Библия-Миллениум. Книга 1 - страница 9
Онан тяжело заболел. Причина была неясна. Как будто кто-то по капле день за днем высасывает его силы. Предположили глистов, но гипотеза не подтвердилась, к тому же это должны были быть такие гигантские и прожорливые глисты, каких наука не знает.
— Вы занимаетесь мастурбацией? — спросил врач.
— Чем?
— Ну… онанизмом…
— А… да.
— Как часто?
— Каждый день.
— Сколько в среднем раз?
— Иногда по четыре-пять подряд… Не знаю, я не считал.
— Вот и возможная причина.
Ему прописали покой и усиленное кормление. Вершина блаженства отчетливо мелькнула на горизонте и… исчезла.
— Держи руки у меня на виду! Чтобы я все время их видел! — крикнул отец за завтраком.
Онан послушно положил руки на стол, через какое-то время у него зачесалось колено, и он машинально опустил руку. В этот же момент, опрокинув сахарницу, отцовская рука метнулась и поймала его кисть.
— Онан! Я сказал, держи руки постоянно у меня на виду!
— Но у меня…
— Не важно, что у тебя! Это чертово… довело тебя до полного истощения! И запомни — если понадобится (я — твой отец, ты — часть меня!), отрублю тебе руки, в случае необходимости спасти твою никчемную, никому, кроме нас с матерью, не нужную жизнь!
Иуда, с лицом, словно высеченным из красного гранита, сбил все замки с двери, ведущей в комнату Онана, а затем снял с петель и саму дверь.
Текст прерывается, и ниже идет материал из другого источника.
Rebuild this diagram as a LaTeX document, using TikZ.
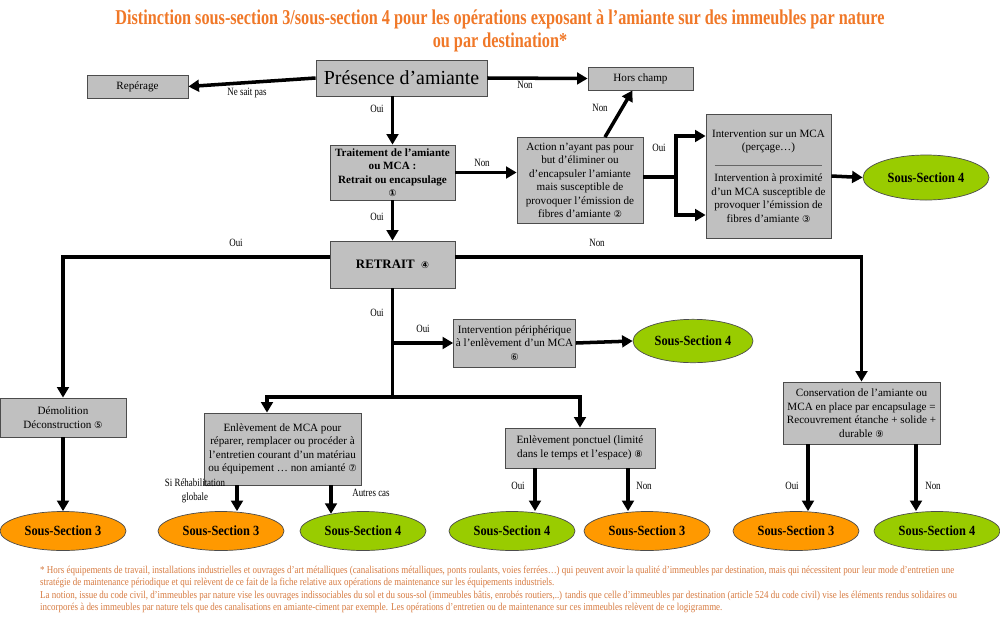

Яростно орудуя инструментом, Иуда, наверное случайно, разбил старое зеркало. Осколки посыпались Онану в уши. Он вскрикнул, в последний миг поймал наполненный ужасом взгляд возлюбленного, и тот исчез. Исчез навсегда.
Комната превратилась из убежища в простой тупик, где лежал покойник с широко открытыми глазами. Высохший моллюск, у которого отобрали раковину. Он больше не ел и не вставал с постели. Шуа обмывала сына, пыталась влить в плотно стиснутые челюсти хоть несколько капель бульона. Все тщетно: Онан не реагировал.
Однажды мать почувствовала, как холодок пробежал вдоль ее позвоночника к затылку. Она медленно повернулась, боясь увидеть на подушке сына вместо головы истлевший череп, но Онан, ставший полупрозрачным, глядел ей прямо в глаза и улыбался.
— Я рождаюсь, мама, — еле слышно прошелестел он, и последние звуки тающего голоса слились с шорохом листвы клена, посаженного в день его рождения. Онан поднял счастливое лицо вверх и застыл. Шуа отчетливо увидела, как в глазах ее мальчика отразилось небо.
На следующий день Иуда спилил клен и своими руками сделал для сына гроб.
ИР
Ир страдал, как переходившая больше срока роженица. Он весь был полон разрушительной, могучей энергии, которая клокочет внутри, раздирает внутренности, ищет выхода, причиняя невыносимые страдания. С каждым днем ее становится все больше, нужно ее чем-то успокаивать, куда-то бежать от нее, выбросить… Или хотя бы заглушить боль. Водка — единственное, что парализует, притупляет ощущение собственной безвыходности. Литровая прозрачная бутылка прочно ассоциировалась у Ира с огнетушителем.
Наверное, на всем свете один Ир по-настоящему знал, что означает «безвыходность». Это когда все твои силы, способности, твои желания безнадежно заперты внутри, никто и никогда о них не узнает. Никому просто нет до этого дела. Никому! Это бесконечное метание. Изматывающие порывы в разные стороны, эффект от которых «по сумме векторов» равен нулю. Такой галоп на месте, топтание с ноги на ногу с бешеной скоростью.
Иуда имел все возможности, чтобы начать гордиться своим сыном. В школе Ир был агрессивен, драчлив, много занимался спортом… Интересовался всем подряд, неудержимо притаскивая домой всевозможные кубки, дипломы, медали… Словно старался доказать что-то… Вот, смотрите! Я могу, я есть, я здесь!!! Ир вертелся в колесе, в которое сам залез и теперь не может остановиться. Такая атлетически сложенная, несущаяся в никуда белка с вытаращенными глазами. Он чемпион по бегу, он может бежать и бежать… Хочется кричать от этого бесконечного эскейпа, словно кто-то страшный гонится за тобой, он вот-вот тебя схватит, разжует, размелет в порошок! Финишная лента, которая все время отодвигается! Я вот-вот первый! Помогите! Спасите меня! Кто-нибудь! SOS!!!